Damage to semiconductor devices from electrostatic discharge (ESD) can occur at any point, from manufacture to field service. An electrostatic discharge is defined as a transfer of charge between bodies at different electrical potentials. When subject to high discharge voltages, many semiconductor devices can suffer permanent effects. For instance, an electrostatic discharge event may cause a catastrophic failure or a latent defect in a device. A catastrophic failure occurs when the semiconductor device no longer functions after the electrostatic discharge event, while a latent defect is more difficult to identify. In the case of a latent defect, the semiconductor device may be partially degraded due to the electrostatic discharge event, but still continue to perform its intended function. The degradation, however, may reduce the operating life of the device, potentially resulting in costly future repair or replacement operations.
Various external solutions and procedures have been developed for preventing or reducing electrostatic discharge damage during device fabrication.
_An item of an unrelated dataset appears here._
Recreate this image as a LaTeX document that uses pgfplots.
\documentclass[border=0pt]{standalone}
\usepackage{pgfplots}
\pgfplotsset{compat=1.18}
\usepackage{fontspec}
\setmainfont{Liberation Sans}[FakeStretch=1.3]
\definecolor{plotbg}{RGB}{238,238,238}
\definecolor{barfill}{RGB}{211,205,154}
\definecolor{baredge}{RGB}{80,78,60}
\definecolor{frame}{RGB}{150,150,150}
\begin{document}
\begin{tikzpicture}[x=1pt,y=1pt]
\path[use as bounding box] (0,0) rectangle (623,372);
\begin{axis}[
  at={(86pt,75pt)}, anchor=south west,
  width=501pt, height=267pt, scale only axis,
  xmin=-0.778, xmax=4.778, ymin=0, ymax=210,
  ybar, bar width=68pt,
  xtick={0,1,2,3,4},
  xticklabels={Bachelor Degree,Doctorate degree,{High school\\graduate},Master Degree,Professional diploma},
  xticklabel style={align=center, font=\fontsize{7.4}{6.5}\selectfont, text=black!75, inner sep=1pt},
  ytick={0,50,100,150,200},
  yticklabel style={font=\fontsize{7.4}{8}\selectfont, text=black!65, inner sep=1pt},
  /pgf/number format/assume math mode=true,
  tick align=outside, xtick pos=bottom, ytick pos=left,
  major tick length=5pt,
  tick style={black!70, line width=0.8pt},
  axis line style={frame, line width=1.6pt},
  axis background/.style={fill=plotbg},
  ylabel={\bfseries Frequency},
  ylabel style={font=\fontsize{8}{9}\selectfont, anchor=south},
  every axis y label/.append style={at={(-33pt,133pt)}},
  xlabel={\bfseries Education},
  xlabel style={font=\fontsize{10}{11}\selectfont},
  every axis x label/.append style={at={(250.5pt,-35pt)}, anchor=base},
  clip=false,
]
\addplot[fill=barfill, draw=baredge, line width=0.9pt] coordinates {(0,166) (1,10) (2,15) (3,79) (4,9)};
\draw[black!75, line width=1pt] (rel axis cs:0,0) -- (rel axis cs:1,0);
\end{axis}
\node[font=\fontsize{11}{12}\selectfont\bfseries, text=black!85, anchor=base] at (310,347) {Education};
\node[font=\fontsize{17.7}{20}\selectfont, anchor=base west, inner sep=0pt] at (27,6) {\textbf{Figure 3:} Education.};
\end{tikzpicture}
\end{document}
Manufacturers often implement electrostatic-protective areas (EPAs), with international standards existing that define a typical EPA. For instance, EPA standards are provided by the International Electrochemical Commission (IEC), and by the American National Standards Institute (ANSI).
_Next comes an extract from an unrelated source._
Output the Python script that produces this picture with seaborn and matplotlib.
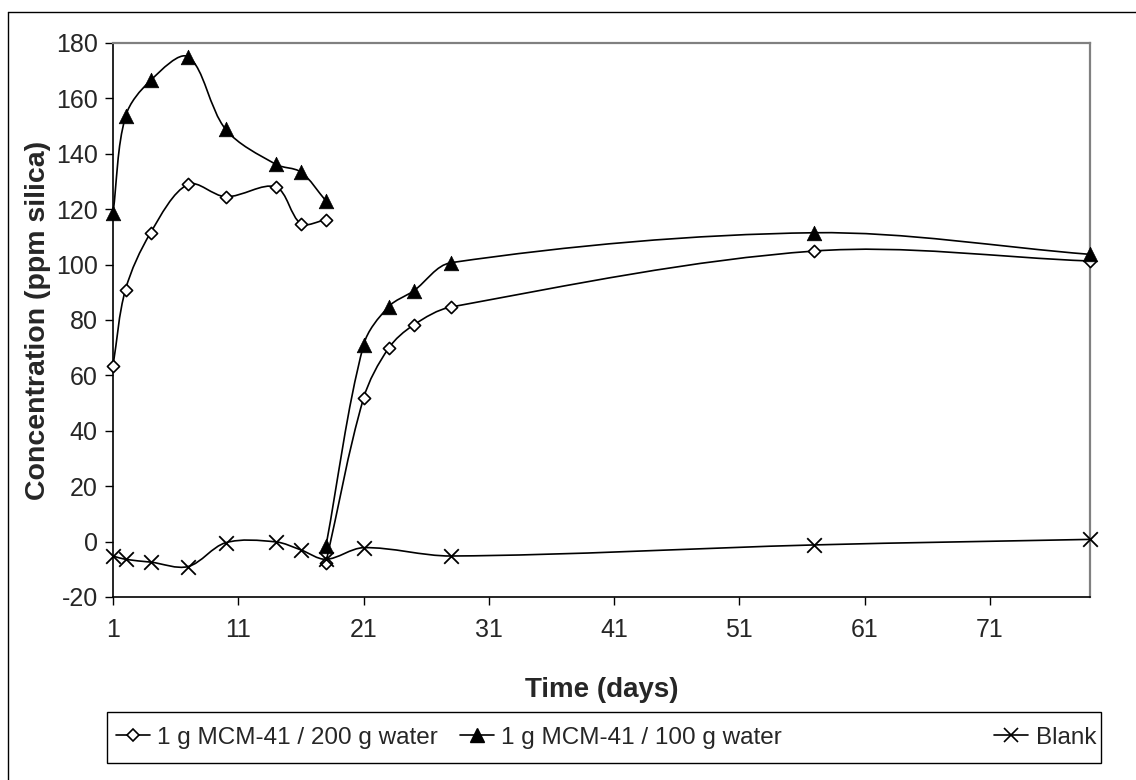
import numpy as np
import pandas as pd
import matplotlib
matplotlib.use("Agg")
import matplotlib.pyplot as plt
import seaborn as sns
from matplotlib.path import Path
from matplotlib.patches import PathPatch, Rectangle
from matplotlib.lines import Line2D

# ---- data -------------------------------------------------------------
# first run (days 1-18) and second run (restarted on day 18)
days_a = [1, 2, 4, 7, 10, 14, 16, 18]
days_b = [18, 21, 23, 25, 28, 57, 79]

mcm200_a = [63.5, 91.0, 111.5, 129.0, 124.5, 128.0, 114.8, 116.2]
mcm200_b = [-7.6, 51.7, 69.8, 78.2, 84.7, 104.9, 101.3]

mcm100_a = [118.5, 153.5, 166.5, 175.0, 148.8, 136.2, 133.4, 123.0]
mcm100_b = [-1.6, 70.9, 84.8, 90.5, 100.7, 111.5, 103.7]

blank_days = [1, 2, 4, 7, 10, 14, 16, 18, 21, 28, 57, 79]
blank = [-5.2, -6.4, -7.4, -9.0, -0.4, -0.1, -3.0, -6.4, -2.2, -5.2, -1.2, 0.8]

series_names = ["1 g MCM-41 / 200 g water", "1 g MCM-41 / 100 g water", "Blank"]
x_ticks = [1, 11, 21, 31, 41, 51, 61, 71]
y_ticks = [-20, 0, 20, 40, 60, 80, 100, 120, 140, 160, 180]

# ---- style ------------------------------------------------------------
sns.set_theme(style="white")
plt.rcParams["font.family"] = ["Liberation Sans", "DejaVu Sans"]
plt.rcParams["axes.unicode_minus"] = False

W, H = 1136, 780
fig = plt.figure(figsize=(W / 100, H / 100), dpi=100)
ax = fig.add_axes([113 / W, 1 - 597 / H, (1090 - 113) / W, (597 - 43) / H])
ax.set_xlim(1, 79)
ax.set_ylim(-20, 180)


def smooth_path(xs, ys, tension=1.0 / 3.0):
    """Bezier path through the points; handle lengths follow the on-screen
    lengths of the neighbouring segments so uneven spacing does not loop."""
    pts = np.column_stack([xs, ys]).astype(float)
    scr = ax.transData.transform(pts)
    n = len(pts)
    after = [None] * n
    before = [None] * n
    for i in range(n):
        i0, i2 = max(i - 1, 0), min(i + 1, n - 1)
        d01 = np.hypot(*(scr[i] - scr[i0]))
        d12 = np.hypot(*(scr[i2] - scr[i]))
        tot = d01 + d12
        tang = pts[i2] - pts[i0]
        before[i] = pts[i] - tang * (tension * d01 / tot if tot else 0)
        after[i] = pts[i] + tang * (tension * d12 / tot if tot else 0)
    verts = [pts[0]]
    codes = [Path.MOVETO]
    for i in range(n - 1):
        verts += [after[i], before[i + 1], pts[i + 1]]
        codes += [Path.CURVE4] * 3
    return Path(verts, codes)


LW = 1.2
for xs, ys in [(days_a, mcm200_a), (days_b, mcm200_b),
               (days_a, mcm100_a), (days_b, mcm100_b),
               (blank_days, blank)]:
    ax.add_patch(PathPatch(smooth_path(xs, ys), transform=ax.transData,
                           facecolor="none", edgecolor="black", lw=LW,
                           zorder=2, clip_on=False))

# markers
df200 = pd.DataFrame({"day": days_a + days_b, "conc": mcm200_a + mcm200_b})
df100 = pd.DataFrame({"day": days_a + days_b, "conc": mcm100_a + mcm100_b})
dfbl = pd.DataFrame({"day": blank_days, "conc": blank})

sns.scatterplot(data=df200, x="day", y="conc", ax=ax, marker="D", s=6.2 ** 2,
                color="white", edgecolor="black", linewidth=1.2, zorder=4,
                clip_on=False)
sns.scatterplot(data=df100, x="day", y="conc", ax=ax, marker="^", s=10.5 ** 2,
                color="black", edgecolor="black", linewidth=0.5, zorder=4,
                clip_on=False)
sns.scatterplot(data=dfbl, x="day", y="conc", ax=ax, marker="x", s=10.5 ** 2,
                color="black", linewidth=1.3, zorder=4, clip_on=False)

# ---- axes ---------------------------------------------------------------
ax.set_xlim(1, 79)
ax.set_ylim(-20, 180)
ax.set_xticks(x_ticks)
ax.set_yticks(y_ticks)
ax.tick_params(axis="both", which="major", direction="out", length=6, width=1,
               color="black", labelsize=18, pad=5, left=True, bottom=True)
ax.tick_params(axis="x", pad=9)

for side in ["left", "bottom"]:
    ax.spines[side].set_color("black")
    ax.spines[side].set_linewidth(1.2)
for side in ["top", "right"]:
    ax.spines[side].set_color("#808080")
    ax.spines[side].set_linewidth(1.6)
ax.grid(False)

ax.set_xlabel("Time (days)", fontsize=20, fontweight="bold")
ax.set_ylabel("Concentration (ppm silica)", fontsize=20.5, fontweight="bold")
ax.xaxis.set_label_coords(0.5, (597 - 690) / 554)
ax.xaxis.label.set_va("center")
ax.yaxis.set_label_coords((38 - 113) / 977, 0.5)
ax.yaxis.label.set_va("center")

# ---- legend -------------------------------------------------------------
handles = [
    Line2D([], [], color="black", lw=LW, marker="D", ms=6.2, mfc="white",
           mec="black", mew=1.2),
    Line2D([], [], color="black", lw=LW, marker="^", ms=10, mfc="black",
           mec="black"),
    Line2D([], [], color="black", lw=LW, marker="x", ms=10, mew=1.2),
]
box_l, box_r, box_t, box_b = 107, 1101, 712, 763
y_mid = 1 - (box_t + box_b) / 2 / H

fig.add_artist(Rectangle((box_l / W, 1 - box_b / H), (box_r - box_l) / W,
                         (box_b - box_t) / H, transform=fig.transFigure,
                         facecolor="white", edgecolor="black", lw=1.0,
                         zorder=1))

leg_kw = dict(ncol=2, fontsize=17.5, frameon=False, handlelength=1.4,
              handletextpad=0.3, columnspacing=0.9, borderpad=0.0,
              borderaxespad=0.0, bbox_transform=fig.transFigure)
leg_left = fig.legend(handles[:2], series_names[:2], loc="center left",
                      bbox_to_anchor=(116 / W, y_mid), **leg_kw)
leg_kw["ncol"] = 1
leg_right = fig.legend(handles[2:], series_names[2:], loc="center right",
                       bbox_to_anchor=(1096 / W, y_mid), **leg_kw)
for lg in (leg_left, leg_right):
    lg.set_zorder(3)

# chart-area border (left and top edges)
fig.add_artist(Line2D([8 / W, 8 / W], [0, 1 - 12 / H],
                      transform=fig.transFigure, color="black", lw=1.0))
fig.add_artist(Line2D([8 / W, 1], [1 - 12 / H, 1 - 12 / H],
                      transform=fig.transFigure, color="black", lw=1.0))

fig.savefig("out.png", dpi=100, facecolor="white")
In addition to external electrostatic discharge prevention mechanisms, semiconductor devices may also incorporate electrostatic discharge protection internally into the design or layout of the device. For instance, various methods and configurations for adding an N+ or P+ doped region have been implemented in field-effect transistor (FET) devices in association with the source/drain (S/D) or gate regions. Additional enhancements to these internal electrostatic discharge protection designs are desired to provide electrostatic discharge protection for, for instance, high-voltage applications, at low fabrication cost.